O Dio...
According the the wags and the hacks, the biggest political scandal one can lay at the feet of Prime Minister Stephen Harper is the Senate scandal:
A Nanos survey found 95 per cent of their respondents were aware of the Wright/Duffy scandal, and the latest Ipsos Reid survey suggests that 70 per cent of Canadians "disapprove of Prime Minister Stephen Harper’s handling of the affair."
The Prime Minister receives over 1 million letters and 1 million emails a year, according a 2007 story in the Toronto Star.
All of Stephen Harper's incoming correspondence is screened by a group of 35 people with only the "most pressing matters" going to the prime minister.
It's good to know that Canadians aren't a passive bunch.
(Sidebar: Yes they are. See below.)
The Senate, a relic from nineteenth century Britain, needs reforming but not removal if it benefits Quebec (eh, Shiny Pony?). Senator Mike Duffy has already repaid the $90,000 he owed (albeit from an inappropriate source). Now, the recent tragedy of the derailed train and firestorm in Lac Megantic, Quebec (the death toll of which has risen to 35) has prompted the NDP to make as much political hay out of the train tracks as they can, an odd stance given their anti-pipeline views. Has anyone been paying attention to what else has been going on in the country? Anyone? Wouldn't one agree that a man attached to the premier of a scandal-ridden province is now accused of producing and distributing the most vile muck involving children or that the leader of a major political party is not only an empty-suit but has taken money under the guise of "speaking fees"? Don't these things smack of bad ethics? Why the passivity?
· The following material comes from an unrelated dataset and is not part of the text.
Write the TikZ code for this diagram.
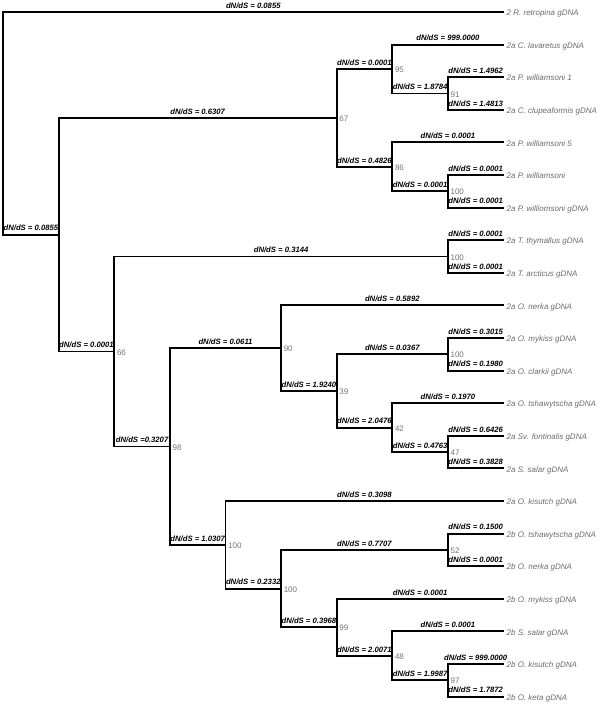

Ontario Premier Kathleen Wynne is up to her neck in the cancelled gas plants scandal that cost Ontarians $585 million dollars (and let's not forget the deception) and has been advised by accused child pornographer Benjamin Levin. And I'm sure pretty boy Liberal leader Justin Trudeau, not above taking money from schools and charities, wishes he was never photographed with that (accused) pervert. Nary a word about David Suzuki's radical anti-immigration comments (or are they anti-Western? Hhmmm...?).
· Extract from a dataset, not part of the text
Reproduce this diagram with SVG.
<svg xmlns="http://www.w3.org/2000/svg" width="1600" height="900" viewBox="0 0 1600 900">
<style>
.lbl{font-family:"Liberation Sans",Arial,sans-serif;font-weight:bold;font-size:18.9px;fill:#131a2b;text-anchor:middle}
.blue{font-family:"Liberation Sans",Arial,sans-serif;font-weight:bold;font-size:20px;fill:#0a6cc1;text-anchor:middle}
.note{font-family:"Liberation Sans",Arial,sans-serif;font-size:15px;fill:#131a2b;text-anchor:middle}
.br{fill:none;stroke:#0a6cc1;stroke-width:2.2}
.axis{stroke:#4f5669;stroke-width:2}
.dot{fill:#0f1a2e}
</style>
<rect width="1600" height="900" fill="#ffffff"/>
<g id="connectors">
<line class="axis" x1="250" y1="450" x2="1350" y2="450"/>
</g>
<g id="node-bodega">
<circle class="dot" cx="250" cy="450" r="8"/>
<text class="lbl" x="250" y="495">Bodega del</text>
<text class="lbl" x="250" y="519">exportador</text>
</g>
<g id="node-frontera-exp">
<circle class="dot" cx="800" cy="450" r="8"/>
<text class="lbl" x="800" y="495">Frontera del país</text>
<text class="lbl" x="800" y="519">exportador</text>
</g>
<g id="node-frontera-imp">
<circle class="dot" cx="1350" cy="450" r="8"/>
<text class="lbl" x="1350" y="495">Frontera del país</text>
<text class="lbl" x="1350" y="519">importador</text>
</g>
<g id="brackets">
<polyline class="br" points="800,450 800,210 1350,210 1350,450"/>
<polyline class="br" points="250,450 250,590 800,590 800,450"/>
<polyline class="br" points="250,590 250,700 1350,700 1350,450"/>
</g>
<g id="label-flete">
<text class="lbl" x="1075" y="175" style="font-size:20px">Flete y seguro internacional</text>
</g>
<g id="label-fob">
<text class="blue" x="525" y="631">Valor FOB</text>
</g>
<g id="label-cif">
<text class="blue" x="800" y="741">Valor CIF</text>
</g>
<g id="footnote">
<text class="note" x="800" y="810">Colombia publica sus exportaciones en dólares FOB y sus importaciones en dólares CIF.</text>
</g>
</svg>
Canadians get the government they vote for. If they vote for a woman mired in a costly energy scandal and who developed and pushed for a graphic sex education program along side a man accused of horrendous crimes against children, what does it say about how they interpret character? What does it say about the electorate when a lush head of hair is more important than competent leadership? Whatever faults Harper and the Tories have, I can't imagine why a few wayward senators should be their downfall when perversion, theft and lies on the other side of the aisle don't merit a mention.